— BEGIN —

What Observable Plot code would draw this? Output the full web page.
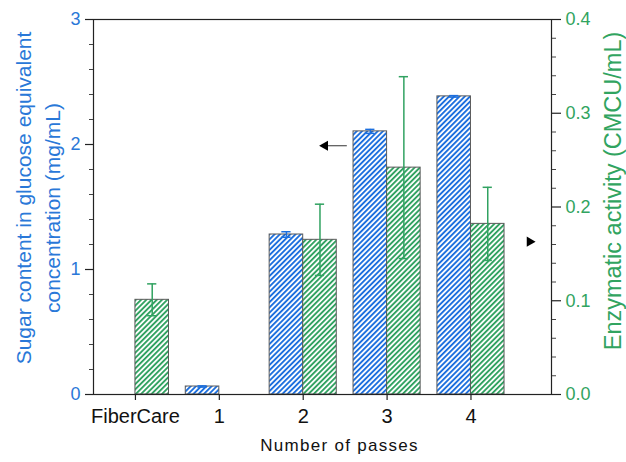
<!DOCTYPE html>
<html><head><meta charset="utf-8">
<script src="https://cdn.jsdelivr.net/npm/d3@7"></script>
<script src="https://cdn.jsdelivr.net/npm/@observablehq/plot@0.6"></script>
<style>body{margin:0;background:#fff;} svg{display:block;}</style>
</head><body><div id="chart"></div>
<script>
const categories = ["FiberCare", "1", "2", "3", "4"];
const sugar = [null, 0.064, 1.28, 2.105, 2.385];
const sugarErr = [null, 0.005, 0.022, 0.016, 0.006];
const enzyme = [0.101, null, 0.165, 0.242, 0.182];
const enzymeErr = [0.017, null, 0.038, 0.097, 0.039];
const leftTicks = [0, 1, 2, 3];
const rightTicks = [0, 0.1, 0.2, 0.3, 0.4];
const leftTitle = ["Sugar content in glucose equivalent", "concentration (mg/mL)"];
const rightTitle = "Enzymatic activity (CMCU/mL)";
const xTitle = "Number of passes";
// annotation arrows (data units: x category index, y left / right axis units)
const leftArrow = {x1: 2.52, x2: 2.28, xHead: 2.26, y: 1.99};
const rightArrow = {xHead: 4.70, y: 0.163};

const BLUE = "#1c6fde", GREEN = "#31a261";
const BLUE_T = "#2a78d8", GREEN_T = "#31a460";
const k = 3 / 0.4; // right axis -> left axis units
const half = 0.4, cap = 0.055;

const rows = categories.map((c, i) => ({i, c, sugar: sugar[i], sugarErr: sugarErr[i], enzyme: enzyme[i], enzymeErr: enzymeErr[i]}));
const blueRows = rows.filter(d => d.sugar != null);
const greenRows = rows.filter(d => d.enzyme != null);
const leftMinor = d3.range(0, 3.0001, 0.2).filter(v => Math.abs(v - Math.round(v)) > 1e-6);
const rightMinor = d3.range(0, 0.4001, 0.02).filter(v => Math.abs(v * 10 - Math.round(v * 10)) > 1e-6).map(v => v * k);

const font = "Liberation Sans, Arial, sans-serif";

const chart = Plot.plot({
  width: 626, height: 462,
  marginLeft: 93, marginRight: 75, marginTop: 19, marginBottom: 68,
  style: {fontFamily: font, background: "white", overflow: "visible"},
  x: {domain: [-0.5, 4.96], axis: null},
  y: {domain: [0, 3], axis: null},
  marks: [
    Plot.rect(blueRows, {x1: d => d.i - half, x2: d => d.i, y1: 0, y2: d => d.sugar, fill: "url(#hatchBlue)", stroke: "#5a5a5a", strokeWidth: 1}),
    Plot.rect(greenRows, {x1: d => d.i, x2: d => d.i + half, y1: 0, y2: d => d.enzyme * k, fill: "url(#hatchGreen)", stroke: "#5a5a5a", strokeWidth: 1}),
    // blue error bars
    Plot.ruleX(blueRows, {x: d => d.i - half / 2, y1: d => d.sugar - d.sugarErr, y2: d => d.sugar + d.sugarErr, stroke: BLUE, strokeWidth: 1.5}),
    Plot.ruleY(blueRows, {y: d => d.sugar + d.sugarErr, x1: d => d.i - half / 2 - cap, x2: d => d.i - half / 2 + cap, stroke: BLUE, strokeWidth: 1.5}),
    Plot.ruleY(blueRows, {y: d => d.sugar - d.sugarErr, x1: d => d.i - half / 2 - cap, x2: d => d.i - half / 2 + cap, stroke: BLUE, strokeWidth: 1.5}),
    // green error bars
    Plot.ruleX(greenRows, {x: d => d.i + half / 2, y1: d => (d.enzyme - d.enzymeErr) * k, y2: d => (d.enzyme + d.enzymeErr) * k, stroke: GREEN, strokeWidth: 1.5}),
    Plot.ruleY(greenRows, {y: d => (d.enzyme + d.enzymeErr) * k, x1: d => d.i + half / 2 - cap, x2: d => d.i + half / 2 + cap, stroke: GREEN, strokeWidth: 1.5}),
    Plot.ruleY(greenRows, {y: d => (d.enzyme - d.enzymeErr) * k, x1: d => d.i + half / 2 - cap, x2: d => d.i + half / 2 + cap, stroke: GREEN, strokeWidth: 1.5}),
    // arrows
    Plot.link([leftArrow], {x1: "x1", x2: "x2", y1: "y", y2: "y", stroke: "#333", strokeWidth: 1}),
    Plot.dot([leftArrow], {x: "xHead", y: "y", symbol: "triangle", r: 3.8, rotate: -90, fill: "black", stroke: "none"}),
    Plot.dot([rightArrow], {x: "xHead", y: d => d.y * k, symbol: "triangle", r: 3.8, rotate: 90, fill: "black", stroke: "none"}),
    // frame
    Plot.frame({stroke: "#222", strokeWidth: 1.2}),
    // left axis
    Plot.axisY({ticks: leftTicks, tickFormat: d => String(d), tickSize: 8, tickPadding: 5, stroke: "#222", fill: BLUE_T, fontSize: 18, label: null, strokeWidth: 1.2}),
    Plot.axisY({ticks: leftMinor, tickSize: 4, text: null, stroke: "#444", label: null}),
    // right axis
    Plot.axisY({anchor: "right", ticks: rightTicks.map(v => v * k), tickFormat: d => (d / k).toFixed(1), tickSize: 9, tickPadding: 5, stroke: "#222", fill: GREEN_T, fontSize: 18, label: null, strokeWidth: 1.2}),
    Plot.axisY({anchor: "right", ticks: rightMinor, tickSize: 4, text: null, stroke: "#444", label: null}),
    // bottom axis
    Plot.axisX({ticks: [0, 1, 2, 3, 4], tickFormat: i => categories[i], tickSize: 6, tickPadding: 8, stroke: "#222", fill: "#111", fontSize: 20, label: null, strokeWidth: 1.2}),
    // titles
    Plot.text([leftTitle[0]], {text: d => d, frameAnchor: "left", rotate: -90, dx: -69, dy: -9, fontSize: 21, fill: BLUE_T, textAnchor: "middle"}),
    Plot.text([leftTitle[1]], {text: d => d, frameAnchor: "left", rotate: -90, dx: -40, dy: 1, fontSize: 21, fill: BLUE_T, textAnchor: "middle"}),
    Plot.text([rightTitle], {text: d => d, frameAnchor: "right", rotate: -90, dx: 62, dy: -16, fontSize: 23.5, fill: GREEN_T, textAnchor: "middle"}),
    Plot.text([xTitle], {text: d => d, frameAnchor: "bottom", dx: 17, dy: 44, lineAnchor: "top", fontSize: 17, fill: "#111", textAnchor: "middle"})
  ]
});

d3.select(chart).selectAll("text").filter(function () { return this.textContent === xTitle; })
  .style("letter-spacing", "1.3px");

const defs = d3.select(chart).insert("defs", ":first-child");
function hatch(id, color) {
  const p = defs.append("pattern").attr("id", id).attr("patternUnits", "userSpaceOnUse")
    .attr("width", 3.7).attr("height", 3.7).attr("patternTransform", "rotate(45)");
  p.append("rect").attr("width", 3.7).attr("height", 3.7).attr("fill", "white");
  p.append("rect").attr("width", 1.9).attr("height", 3.7).attr("fill", color);
}
hatch("hatchBlue", BLUE);
hatch("hatchGreen", GREEN);
document.getElementById("chart").appendChild(chart);
</script>
</body></html>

— END —

The problem> Transcribe the whole listing exactly. Pictures are excluded.

Output>
What Observable Plot code would draw this? Output the full web page.
<!DOCTYPE html>
<html><head><meta charset="utf-8">
<script src="https://cdn.jsdelivr.net/npm/d3@7"></script>
<script src="https://cdn.jsdelivr.net/npm/@observablehq/plot@0.6"></script>
<style>body{margin:0;background:#fff;} svg{display:block;}</style>
</head><body><div id="chart"></div>
<script>
const categories = ["FiberCare", "1", "2", "3", "4"];
const sugar = [null, 0.064, 1.28, 2.105, 2.385];
const sugarErr = [null, 0.005, 0.022, 0.016, 0.006];
const enzyme = [0.101, null, 0.165, 0.242, 0.182];
const enzymeErr = [0.017, null, 0.038, 0.097, 0.039];
const leftTicks = [0, 1, 2, 3];
const rightTicks = [0, 0.1, 0.2, 0.3, 0.4];
const leftTitle = ["Sugar content in glucose equivalent", "concentration (mg/mL)"];
const rightTitle = "Enzymatic activity (CMCU/mL)";
const xTitle = "Number of passes";
// annotation arrows (data units: x category index, y left / right axis units)
const leftArrow = {x1: 2.52, x2: 2.28, xHead: 2.26, y: 1.99};
const rightArrow = {xHead: 4.70, y: 0.163};

const BLUE = "#1c6fde", GREEN = "#31a261";
const BLUE_T = "#2a78d8", GREEN_T = "#31a460";
const k = 3 / 0.4; // right axis -> left axis units
const half = 0.4, cap = 0.055;

const rows = categories.map((c, i) => ({i, c, sugar: sugar[i], sugarErr: sugarErr[i], enzyme: enzyme[i], enzymeErr: enzymeErr[i]}));
const blueRows = rows.filter(d => d.sugar != null);
const greenRows = rows.filter(d => d.enzyme != null);
const leftMinor = d3.range(0, 3.0001, 0.2).filter(v => Math.abs(v - Math.round(v)) > 1e-6);
const rightMinor = d3.range(0, 0.4001, 0.02).filter(v => Math.abs(v * 10 - Math.round(v * 10)) > 1e-6).map(v => v * k);

const font = "Liberation Sans, Arial, sans-serif";

const chart = Plot.plot({
  width: 626, height: 462,
  marginLeft: 93, marginRight: 75, marginTop: 19, marginBottom: 68,
  style: {fontFamily: font, background: "white", overflow: "visible"},
  x: {domain: [-0.5, 4.96], axis: null},
  y: {domain: [0, 3], axis: null},
  marks: [
    Plot.rect(blueRows, {x1: d => d.i - half, x2: d => d.i, y1: 0, y2: d => d.sugar, fill: "url(#hatchBlue)", stroke: "#5a5a5a", strokeWidth: 1}),
    Plot.rect(greenRows, {x1: d => d.i, x2: d => d.i + half, y1: 0, y2: d => d.enzyme * k, fill: "url(#hatchGreen)", stroke: "#5a5a5a", strokeWidth: 1}),
    // blue error bars
    Plot.ruleX(blueRows, {x: d => d.i - half / 2, y1: d => d.sugar - d.sugarErr, y2: d => d.sugar + d.sugarErr, stroke: BLUE, strokeWidth: 1.5}),
    Plot.ruleY(blueRows, {y: d => d.sugar + d.sugarErr, x1: d => d.i - half / 2 - cap, x2: d => d.i - half / 2 + cap, stroke: BLUE, strokeWidth: 1.5}),
    Plot.ruleY(blueRows, {y: d => d.sugar - d.sugarErr, x1: d => d.i - half / 2 - cap, x2: d => d.i - half / 2 + cap, stroke: BLUE, strokeWidth: 1.5}),
    // green error bars
    Plot.ruleX(greenRows, {x: d => d.i + half / 2, y1: d => (d.enzyme - d.enzymeErr) * k, y2: d => (d.enzyme + d.enzymeErr) * k, stroke: GREEN, strokeWidth: 1.5}),
    Plot.ruleY(greenRows, {y: d => (d.enzyme + d.enzymeErr) * k, x1: d => d.i + half / 2 - cap, x2: d => d.i + half / 2 + cap, stroke: GREEN, strokeWidth: 1.5}),
    Plot.ruleY(greenRows, {y: d => (d.enzyme - d.enzymeErr) * k, x1: d => d.i + half / 2 - cap, x2: d => d.i + half / 2 + cap, stroke: GREEN, strokeWidth: 1.5}),
    // arrows
    Plot.link([leftArrow], {x1: "x1", x2: "x2", y1: "y", y2: "y", stroke: "#333", strokeWidth: 1}),
    Plot.dot([leftArrow], {x: "xHead", y: "y", symbol: "triangle", r: 3.8, rotate: -90, fill: "black", stroke: "none"}),
    Plot.dot([rightArrow], {x: "xHead", y: d => d.y * k, symbol: "triangle", r: 3.8, rotate: 90, fill: "black", stroke: "none"}),
    // frame
    Plot.frame({stroke: "#222", strokeWidth: 1.2}),
    // left axis
    Plot.axisY({ticks: leftTicks, tickFormat: d => String(d), tickSize: 8, tickPadding: 5, stroke: "#222", fill: BLUE_T, fontSize: 18, label: null, strokeWidth: 1.2}),
    Plot.axisY({ticks: leftMinor, tickSize: 4, text: null, stroke: "#444", label: null}),
    // right axis
    Plot.axisY({anchor: "right", ticks: rightTicks.map(v => v * k), tickFormat: d => (d / k).toFixed(1), tickSize: 9, tickPadding: 5, stroke: "#222", fill: GREEN_T, fontSize: 18, label: null, strokeWidth: 1.2}),
    Plot.axisY({anchor: "right", ticks: rightMinor, tickSize: 4, text: null, stroke: "#444", label: null}),
    // bottom axis
    Plot.axisX({ticks: [0, 1, 2, 3, 4], tickFormat: i => categories[i], tickSize: 6, tickPadding: 8, stroke: "#222", fill: "#111", fontSize: 20, label: null, strokeWidth: 1.2}),
    // titles
    Plot.text([leftTitle[0]], {text: d => d, frameAnchor: "left", rotate: -90, dx: -69, dy: -9, fontSize: 21, fill: BLUE_T, textAnchor: "middle"}),
    Plot.text([leftTitle[1]], {text: d => d, frameAnchor: "left", rotate: -90, dx: -40, dy: 1, fontSize: 21, fill: BLUE_T, textAnchor: "middle"}),
    Plot.text([rightTitle], {text: d => d, frameAnchor: "right", rotate: -90, dx: 62, dy: -16, fontSize: 23.5, fill: GREEN_T, textAnchor: "middle"}),
    Plot.text([xTitle], {text: d => d, frameAnchor: "bottom", dx: 17, dy: 44, lineAnchor: "top", fontSize: 17, fill: "#111", textAnchor: "middle"})
  ]
});

d3.select(chart).selectAll("text").filter(function () { return this.textContent === xTitle; })
  .style("letter-spacing", "1.3px");

const defs = d3.select(chart).insert("defs", ":first-child");
function hatch(id, color) {
  const p = defs.append("pattern").attr("id", id).attr("patternUnits", "userSpaceOnUse")
    .attr("width", 3.7).attr("height", 3.7).attr("patternTransform", "rotate(45)");
  p.append("rect").attr("width", 3.7).attr("height", 3.7).attr("fill", "white");
  p.append("rect").attr("width", 1.9).attr("height", 3.7).attr("fill", color);
}
hatch("hatchBlue", BLUE);
hatch("hatchGreen", GREEN);
document.getElementById("chart").appendChild(chart);
</script>
</body></html>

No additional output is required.